Some examples of these changes include:
- new thermal requirements for semi-heated buildings
- updated maximum allowable lighting power densities, which are harmonized with those of ASHRAE 90.1-2013
- new prescriptive requirements for hydronic pump systems and heat rejection equipment
- demand control ventilation for parking garages
Build to code and save on energy
Building to meet the NECB will help save on energy bills, reduce peak energy demand, and improve the quality and comfort of the building's indoor environment.
Sustainable, energy-efficient buildings built to the code can also help to
- improve worker productivity by approximately 5 percent
- deliver a rental premium of 3 to 5 percent
- increase sales value between 8 and 26 percent
Building to code is the most cost-effective option
The most cost-effective time to incorporate energy efficiency measures into a building is during the initial design and construction phase. It is much more expensive to retrofit later. This is particularly true for the building envelope.
The NECB focuses on five key building elements typically considered during design:
- Building envelope – Includes walls, windows, doors and roofing, and addresses air infiltration rates and thermal transmission.
- Lighting – Measures such as reducing lighting power densities, using lighting controls and making effective use of available daylight are all considered here.
- Heating, ventilating and air conditioning systems – Includes heat recovery ventilation, pipe and duct insulation, and building automation and control systems to optimize equipment operation.
- Service water heating – Considers all the ways hot water is used in a building and includes requirements to limit water flow rates and maximize waste-water heat recovery, and sets minimum performance standards for service water heating equipment.
- Electrical power systems and motors – Establishes requirements for monitoring energy use of electrical distribution systems, sets limits on the size of conductors so as to minimize voltage drop, and establishes standards to govern the selection of transformers and electrical motors.
How to show you are in compliance
Prior to issuing a building permit, municipal code officials will generally require evidence that the design is code compliant. The NECB offers three compliance paths: prescriptive, trade-off and performance.
This compliance path involves following the prescriptive requirements of each section of the code. Your local building permit office may require you to complete and submit a checklist as part of your building permit application.
This compliance path provides some flexibility by allowing certain elements within the same part of the code to be traded. For example, if your design calls for more window area than prescribed by limits in the code, you may be able to compensate by improving the insulation in the walls. NRCan offers downloadable trade-off path calculation tools to help you with this compliance path.
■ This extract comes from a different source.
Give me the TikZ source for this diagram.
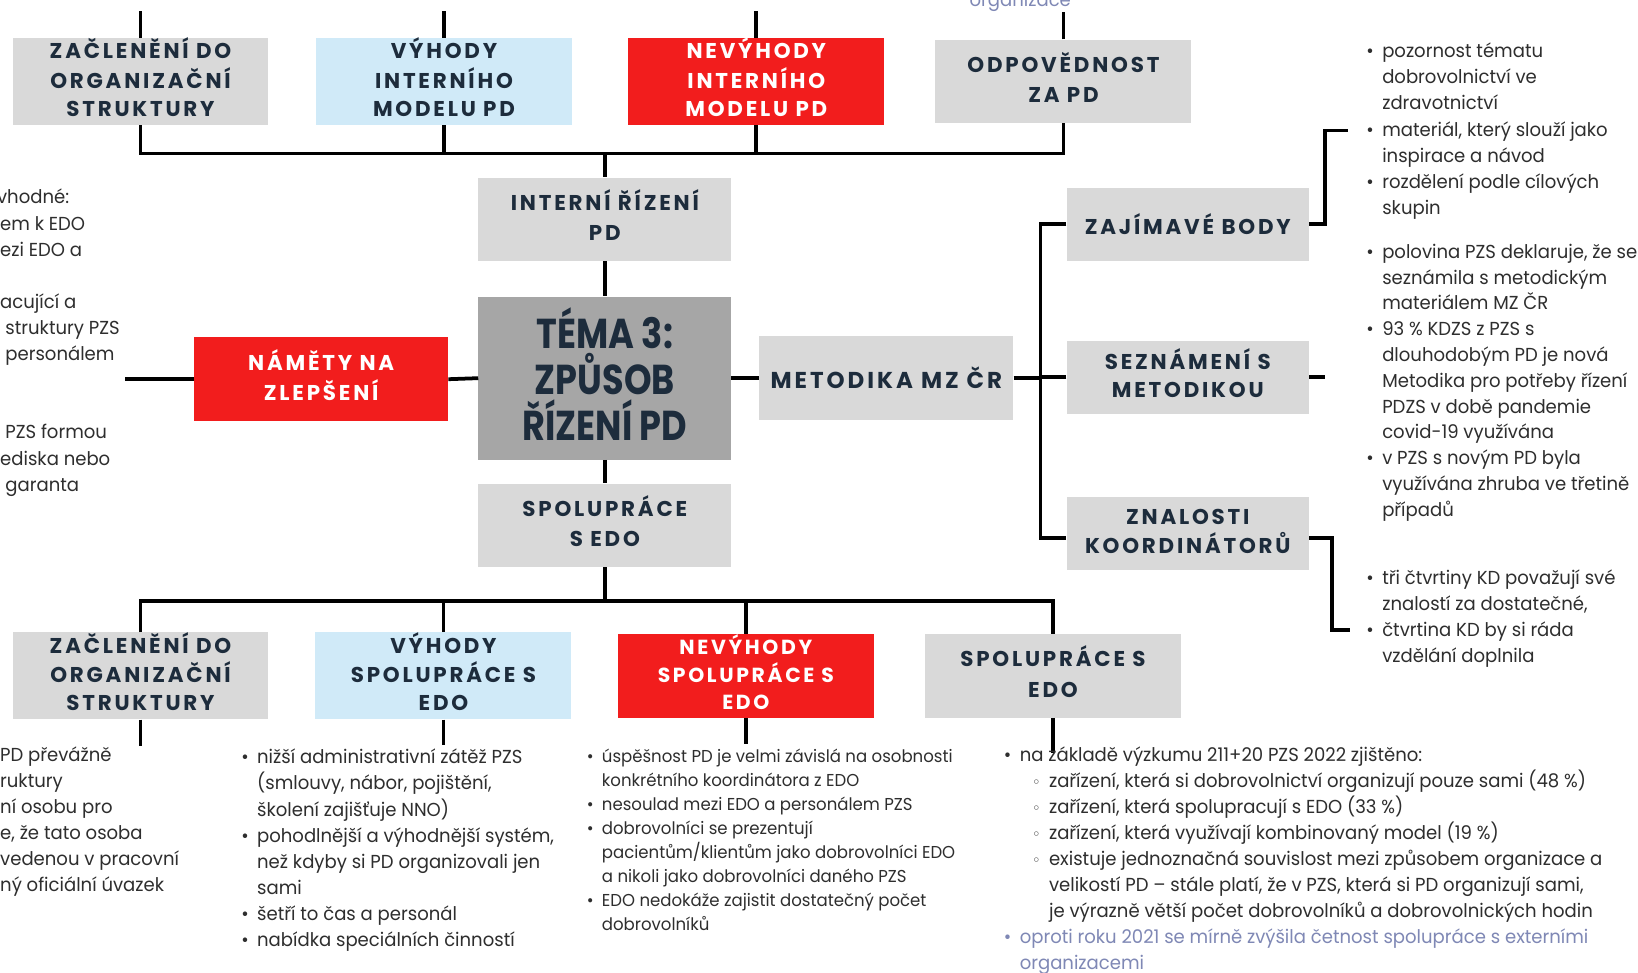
\documentclass[tikz,border=0pt]{standalone}
\usepackage{fontspec}
\setmainfont{Poppins}
\newfontfamily\bodyfont[FakeStretch=0.96]{Poppins}
\newfontfamily\headfont[LetterSpace=13]{Poppins}
\newfontfamily\titlefont[FakeStretch=0.84]{Poppins}
\newfontfamily\symfont{DejaVu Sans}

\definecolor{boxgray}{HTML}{D9D9D9}
\definecolor{boxblue}{HTML}{D0EAF8}
\definecolor{boxred}{HTML}{F21D1D}
\definecolor{titlegray}{HTML}{A6A6A6}
\definecolor{navy}{HTML}{1D2C3C}
\definecolor{bodytext}{HTML}{2E2E2E}
\definecolor{softblue}{HTML}{7F88B5}

% bullets hanging to the left of a text line
\newcommand{\bul}{\llap{•\hspace{8pt}}}
\newcommand{\sbul}{\llap{{\symfont\fontsize{14}{14}\selectfont ◦}\hspace{8pt}}}
% centred heading lines with a fixed line pitch
\newcommand{\hb}[1]{\begin{tabular}{@{}c@{}}#1\end{tabular}}

\tikzset{
  box/.style={rectangle, minimum width=245pt, minimum height=80pt, inner sep=0pt,
    text=navy, font=\headfont\bfseries\fontsize{20.5}{27}\selectfont},
  wide/.style={font=\headfont\bfseries\fontsize{20.5}{29}\selectfont},
  graybox/.style={box, fill=boxgray},
  bluebox/.style={box, fill=boxblue},
  redbox/.style={box, fill=boxred, text=white},
  sidebox/.style={graybox, minimum width=232pt, minimum height=70pt},
  centerbox/.style={graybox, minimum width=242pt},
  link/.style={line width=3.6pt, black},
  txt/.style={anchor=north west, inner sep=0pt, align=left, text=bodytext,
    font=\bodyfont\fontsize{18}{25}\selectfont},
  smalltxt/.style={txt, font=\bodyfont\fontsize{16.5}{22.9}\selectfont},
  ctxt/.style={txt, font=\bodyfont\fontsize{18}{24.9}\selectfont},
}

\begin{document}
\begin{tikzpicture}[x=1pt,y=-1pt]
\useasboundingbox (0,0) rectangle (1568,931);
\fill[white] (0,0) rectangle (1568,931);
\clip (0,0) rectangle (1568,931);

% ---------- central column ----------
\node[centerbox, wide] (int) at (579,210) {\hb{INTERNÍ ŘÍZENÍ\\PD}};
\node[centerbox, fill=titlegray, minimum height=156pt] (tema) at (579,362) {};
\node[inner sep=0pt, align=center, text=navy,
      font=\titlefont\bfseries\fontsize{40}{44}\selectfont] (tematext) at (579,358)
      {TÉMA 3:\\ZPŮSOB\\ŘÍZENÍ PD};
\node[centerbox, wide] (spo) at (579,503) {\hb{SPOLUPRÁCE\\S EDO}};

% ---------- top row ----------
\node[graybox] (b1) at (134.5,78) {\hb{ZAČLENĚNÍ DO\\ORGANIZAČNÍ\\STRUKTURY}};
\node[bluebox] (b2) at (425,78) {\hb{VÝHODY\\INTERNÍHO\\MODELU PD}};
\node[redbox]  (b3) at (724,78) {\hb{NEVÝHODY\\INTERNÍHO\\MODELU PD}};
\node[graybox, wide] (b4) at (1018,78) {\hb{ODPOVĚDNOST\\ZA PD}};

% ---------- bottom row ----------
\node[graybox] (c1) at (134.5,647) {\hb{ZAČLENĚNÍ DO\\ORGANIZAČNÍ\\STRUKTURY}};
\node[bluebox] (c2) at (424.5,647) {\hb{VÝHODY\\SPOLUPRÁCE S\\EDO}};
\node[redbox, font=\headfont\bfseries\fontsize{19.5}{26}\selectfont] (c3) at (714,647) {\hb{NEVÝHODY\\SPOLUPRÁCE S\\EDO}};
\node[graybox, wide] (c4) at (1008,647) {\hb{SPOLUPRÁCE S\\EDO}};

% ---------- side branches ----------
\node[redbox, minimum width=243pt, font=\headfont\bfseries\fontsize{20.5}{28}\selectfont] (nam) at (307.5,363) {\hb{NÁMĚTY NA\\ZLEPŠENÍ}};
\node[graybox, minimum width=243pt, font=\headfont\bfseries\fontsize{22}{28}\selectfont] (met) at (848.5,362) {METODIKA MZ ČR};
\node[sidebox] (zaj) at (1137,214.5) {ZAJÍMAVÉ BODY};
\node[sidebox] (sez) at (1137,361) {\hb{SEZNÁMENÍ S\\METODIKOU}};
\node[sidebox, font=\headfont\bfseries\fontsize{20.5}{25}\selectfont] (zna) at (1137,511) {\hb{ZNALOSTI\\KOORDINÁTORŮ}};

% ---------- connectors ----------
\coordinate (barT) at (579,147);
\coordinate (barB) at (579,575);
\coordinate (rtop) at (996,214.5);
\coordinate (rbot) at (996,515);
\coordinate (brA) at (1290,125);
\coordinate (brC) at (1292,603);

\draw[link] (b1.south) -- (b1.south |- barT) -- (b4.south |- barT) -- (b4.south);
\draw[link] (b2.south) -- (b2.south |- barT);
\draw[link] (b3.south) -- (b3.south |- barT);
\draw[link] (barT) -- (int.north);
\foreach \b in {b1,b2,b3,b4} \draw[link] (\b.north) -- ++(0,-26);

\draw[link] (int.south) -- (tema.north);
\draw[link] (tema.south) -- (spo.north);
\draw[link] (spo.south) -- (barB);
\draw[link] (c1.north) -- (c1.north |- barB) -- (c4.north |- barB) -- (c4.north);
\draw[link] (c2.north) -- (c2.north |- barB);
\draw[link] (c3.north) -- (c3.north |- barB);
\draw[link] (c1.south) -- ++(0,25);
\draw[link] (c2.south) -- ++(0,24);
\draw[link] (c3.south) -- ++(0,25);
\draw[link] (c4.south) -- ++(0,34);

\draw[link] (tema.west) -- (nam.east);
\draw[link] (nam.west) -- ++(-66,0);
\draw[link] (tema.east) -- (met.west);
\draw[link] (met.east) -- (met.east -| rtop);
\draw[link] (zaj.west) -- (rtop) -- (rbot) -- (rbot -| zna.west);
\draw[link] (sez.west) -- (sez.west -| rtop);

\draw[link] (zaj.east) -- ++(15,0) |- (brA);
\draw[link] (sez.east) -- ++(15,0);
\draw[link] (rbot -| zna.east) -- ++(22,0) |- (brC);

% ---------- text on the right ----------
\node[txt] (ra1) at (1323,37.5) {\strut\bul pozornost tématu\\dobrovolnictví ve\\zdravotnictví};
\node[txt] (ra2) at (1323,112.5) {\strut\bul materiál, který slouží jako\\inspirace a návod};
\node[txt] (ra3) at (1323,162.5) {\strut\bul rozdělení podle cílových\\skupin};

\node[txt, font=\bodyfont\fontsize{18}{24.7}\selectfont] (rb1) at (1323,229.7)
  {\strut\bul polovina PZS deklaruje, že se\\seznámila s metodickým\\materiálem MZ ČR};
\node[txt, font=\bodyfont\fontsize{18}{24.7}\selectfont] (rb2) at (1323,303.8)
  {\strut\bul 93 \% KDZS z PZS s\\dlouhodobým PD je nová\\Metodika pro potřeby řízení\\PDZS v době pandemie\\covid-19 využívána};
\node[txt, font=\bodyfont\fontsize{18}{24.7}\selectfont] (rb3) at (1323,427.3)
  {\strut\bul v PZS s novým PD byla\\využívána zhruba ve třetině\\případů};

\node[txt] (rc1) at (1323,541.5) {\strut\bul tři čtvrtiny KD považují své\\znalostí za dostatečné,};
\node[txt] (rc2) at (1323,591.5) {\strut\bul čtvrtina KD by si ráda\\vzdělání doplnila};

% ---------- text running off the left edge ----------
\node[txt] (lm) at (-3,177.5) {\strut vhodné:\\\hspace*{3pt}em k EDO\\\hspace*{3pt}ezi EDO a\\\strut\\\hspace*{3pt}acující a\\\hspace*{8pt}struktury PZS\\\hspace*{8pt}personálem\\\strut\\\strut\\\hspace*{8pt}PZS formou\\\hspace*{3pt}ediska nebo\\\hspace*{8pt}garanta};

\node[ctxt] (bl) at (0,711.6)
  {\strut PD převážně\\ruktury\\ní osobu pro\\e, že tato osoba\\vedenou v pracovní\\ný oficiální úvazek};

% ---------- text under the bottom row ----------
\node[txt] (d1) at (246,713.5) {\strut\bul nižší administrativní zátěž PZS\\(smlouvy, nábor, pojištění,\\školení zajišťuje NNO)};
\node[txt] (d2) at (246,788.5) {\strut\bul pohodlnější a výhodnější systém,\\než kdyby si PD organizovali jen\\sami};
\node[txt] (d3) at (246,863.5) {\strut\bul šetří to čas a personál};
\node[txt] (d4) at (246,888.5) {\strut\bul nabídka speciálních činností};

\node[smalltxt] (e1) at (576,714) {\strut\bul úspěšnost PD je velmi závislá na osobnosti\\konkrétního koordinátora z EDO};
\node[smalltxt] (e2) at (576,759.8) {\strut\bul nesoulad mezi EDO a personálem PZS};
\node[smalltxt] (e3) at (576,782.7) {\strut\bul dobrovolníci se prezentují\\pacientům/klientům jako dobrovolníci EDO\\a nikoli jako dobrovolníci daného PZS};
\node[smalltxt] (e4) at (576,851.4) {\strut\bul EDO nedokáže zajistit dostatečný počet\\dobrovolníků};

\node[ctxt] (f1) at (976,711.6) {\strut\bul na základě výzkumu 211+20 PZS 2022 zjištěno:};
\node[ctxt] (f2) at (1004,736.5) {\strut\sbul zařízení, která si dobrovolnictví organizují pouze sami (48 \%)};
\node[ctxt] (f3) at (1004,761.4) {\strut\sbul zařízení, která spolupracují s EDO (33 \%)};
\node[ctxt] (f4) at (1004,786.3) {\strut\sbul zařízení, která využívají kombinovaný model (19 \%)};
\node[ctxt] (f5) at (1004,811.2) {\strut\sbul existuje jednoznačná souvislost mezi způsobem organizace a\\velikostí PD – stále platí, že v PZS, která si PD organizují sami,\\je výrazně větší počet dobrovolníků a dobrovolnických hodin};
\node[ctxt, text=softblue] (f6) at (976,885.9) {\strut\bul oproti roku 2021 se mírně zvýšila četnost spolupráce s externími\\organizacemi};

% ---------- text running off the top edge ----------
\node[anchor=base west, inner sep=0pt, text=softblue, font=\bodyfont\fontsize{18}{25}\selectfont] (org) at (928,6) {organizace};

\end{tikzpicture}
\end{document}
This approach offers the most design flexibility. You must show that the proposed design will not consume more energy than an equivalent building built to the prescriptive requirements of the code. For this compliance path, you must use a building-energy simulation tool, such as CAN-QUEST, a specialized software application available free from NRCan.
Using CAN-QUEST to show performance path compliance
Based on data from design drawings and specifications, CAN-QUEST will simulate the building design and generate a report that shows the annual energy use of the proposed building as well as that of a similar building that strictly meets the prescriptive code requirements. Once the report has been certified by a design professional, it may be used as evidence of compliance with the code.